_Goal_. Show every line that has the string "this" in it.

►

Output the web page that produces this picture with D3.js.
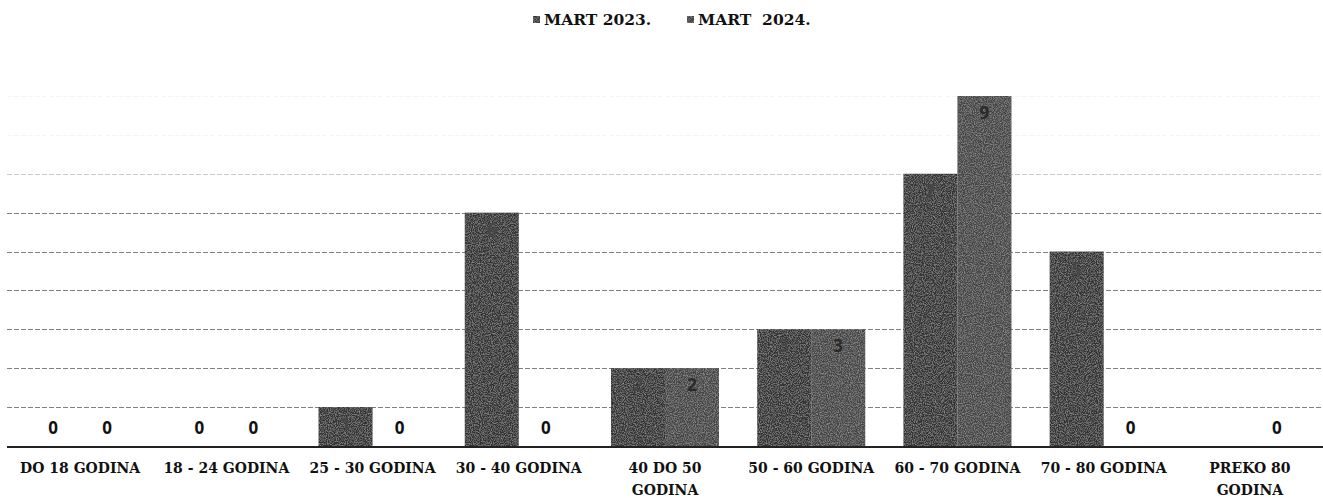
<!DOCTYPE html>
<html>
<head>
<meta charset="utf-8">
<script src="https://cdn.jsdelivr.net/npm/d3@7"></script>
<style>
  html, body { margin: 0; padding: 0; background: #fff; }
  svg { display: block; }
</style>
</head>
<body>
<svg id="chart" width="1323" height="498"></svg>
<script>
// Age groups and counts for each period
const categories = [
  "DO 18 GODINA", "18 - 24 GODINA", "25 - 30 GODINA", "30 - 40 GODINA",
  "40 DO 50 GODINA", "50 - 60 GODINA", "60 - 70 GODINA", "70 - 80 GODINA",
  "PREKO 80 GODINA"
];
const seriesNames = ["MART 2023.", "MART  2024."];
const mart2023 = [0, 0, 1, 6, 2, 3, 7, 5, null];
const mart2024 = [0, 0, 0, 0, 2, 3, 9, 0, 0];
const gridTicks = [1, 2, 3, 4, 5, 6, 7, 8, 9];

const W = 1323, H = 498;
const margin = { left: 7, right: 0, top: 96, bottom: 52 };
const svg = d3.select("#chart");
const serif = "'DejaVu Serif', 'Liberation Serif', serif";
const sans = "'Open Sans', 'Liberation Sans', sans-serif";

const defs = svg.append("defs");
// grainy texture for the bars
const grain = defs.append("filter").attr("id", "grain")
  .attr("x", 0).attr("y", 0).attr("width", 1).attr("height", 1);
grain.append("feTurbulence").attr("type", "fractalNoise")
  .attr("baseFrequency", 0.9).attr("numOctaves", 2).attr("seed", 3).attr("result", "noise");
grain.append("feColorMatrix").attr("in", "noise").attr("type", "matrix")
  .attr("values", "0 0 0 0 0.55  0 0 0 0 0.55  0 0 0 0 0.55  0 0 0 1.0 -0.4").attr("result", "speck");
grain.append("feComposite").attr("in", "speck").attr("in2", "SourceGraphic").attr("operator", "in").attr("result", "speckIn");
grain.append("feMerge").selectAll("feMergeNode")
  .data(["SourceGraphic", "speckIn"]).enter().append("feMergeNode").attr("in", d => d);

const x0 = d3.scaleBand().domain(categories)
  .range([margin.left, W - margin.right]).paddingInner(0).paddingOuter(0);
const groupWidth = 108;
const x1 = d3.scaleBand().domain([0, 1]).range([0, groupWidth]).padding(0);
const y = d3.scaleLinear().domain([0, 9]).range([H - margin.bottom, margin.top]);

const colors = ["#303030", "#444444"];
const labelColors = ["#464646", "#2a2a2a"];

// gridlines
svg.append("g").selectAll("line").data(gridTicks).enter().append("line")
  .attr("x1", margin.left).attr("x2", W)
  .attr("y1", d => Math.round(y(d)) + 0.5).attr("y2", d => Math.round(y(d)) + 0.5)
  .attr("stroke", "#6a6a6a").attr("stroke-width", 1)
  .attr("stroke-dasharray", "5,2")
  .attr("opacity", d => d <= 6 ? 0.85 : (d === 7 ? 0.35 : 0.06));

// bars
const series = [mart2023, mart2024];
const groups = svg.append("g").selectAll("g").data(categories).enter().append("g")
  .attr("transform", d => `translate(${x0(d) + (x0.bandwidth() - groupWidth) / 2},0)`);

groups.each(function (cat, i) {
  const g = d3.select(this);
  series.forEach((vals, s) => {
    const v = vals[i];
    if (v === null) return;
    const bx = x1(s);
    if (v > 0) {
      g.append("rect")
        .attr("x", bx).attr("width", x1.bandwidth())
        .attr("y", y(v)).attr("height", y(0) - y(v))
        .attr("fill", colors[s]).attr("filter", "url(#grain)");
      g.append("text")
        .attr("x", bx + x1.bandwidth() / 2).attr("y", y(v) + 23)
        .attr("text-anchor", "middle")
        .attr("font-family", sans)
        .attr("font-weight", "bold").attr("font-size", 17)
        .attr("fill", labelColors[s]).text(v);
    } else {
      g.append("text")
        .attr("x", bx + x1.bandwidth() / 2).attr("y", y(0) - 12)
        .attr("text-anchor", "middle")
        .attr("font-family", sans)
        .attr("font-weight", "bold").attr("font-size", 17)
        .attr("fill", "#111").text(v);
    }
  });
});

// baseline
svg.append("line")
  .attr("x1", margin.left).attr("x2", W)
  .attr("y1", y(0) + 1).attr("y2", y(0) + 1)
  .attr("stroke", "#222").attr("stroke-width", 2);

// category axis
const xAxis = svg.append("g")
  .attr("transform", `translate(0,${y(0) + 2})`)
  .call(d3.axisBottom(x0).tickSize(0).tickPadding(0));
xAxis.select(".domain").remove();
xAxis.selectAll("text")
  .attr("dy", null)
  .attr("font-family", serif)
  .attr("font-weight", "bold").attr("font-size", 14)
  .attr("fill", "#111")
  .each(function (d) {
    const t = d3.select(this);
    t.text(null);
    const maxW = 128;
    const words = d.split(" ");
    const lines = [];
    let line = [];
    const probe = t.append("tspan");
    words.forEach(w => {
      const trial = line.concat([w]).join(" ");
      probe.text(trial);
      if (probe.node().getComputedTextLength() > maxW && line.length) {
        lines.push(line.join(" "));
        line = [w];
      } else {
        line.push(w);
      }
    });
    lines.push(line.join(" "));
    probe.remove();
    lines.forEach((l, k) => {
      t.append("tspan").attr("x", 0).attr("y", 25 + k * 22).text(l);
    });
  });

// legend
const legend = svg.append("g").attr("transform", "translate(0,20)");
const legendX = [533, 687];
seriesNames.forEach((name, s) => {
  legend.append("rect")
    .attr("x", legendX[s]).attr("y", -4).attr("width", 7).attr("height", 7)
    .attr("fill", colors[s]).attr("filter", "url(#grain)");
  legend.append("text")
    .attr("x", legendX[s] + 11).attr("y", 5)
    .attr("font-family", serif)
    .attr("font-weight", "bold").attr("font-size", 15.5)
    .attr("fill", "#111")
    .attr("xml:space", "preserve")
    .style("white-space", "pre")
    .text(name);
});
</script>
</body>
</html>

◄

_The result_.
Output the web page that produces this picture with D3.js.
  const g = d3.select(this);
    const t = d3.select(this);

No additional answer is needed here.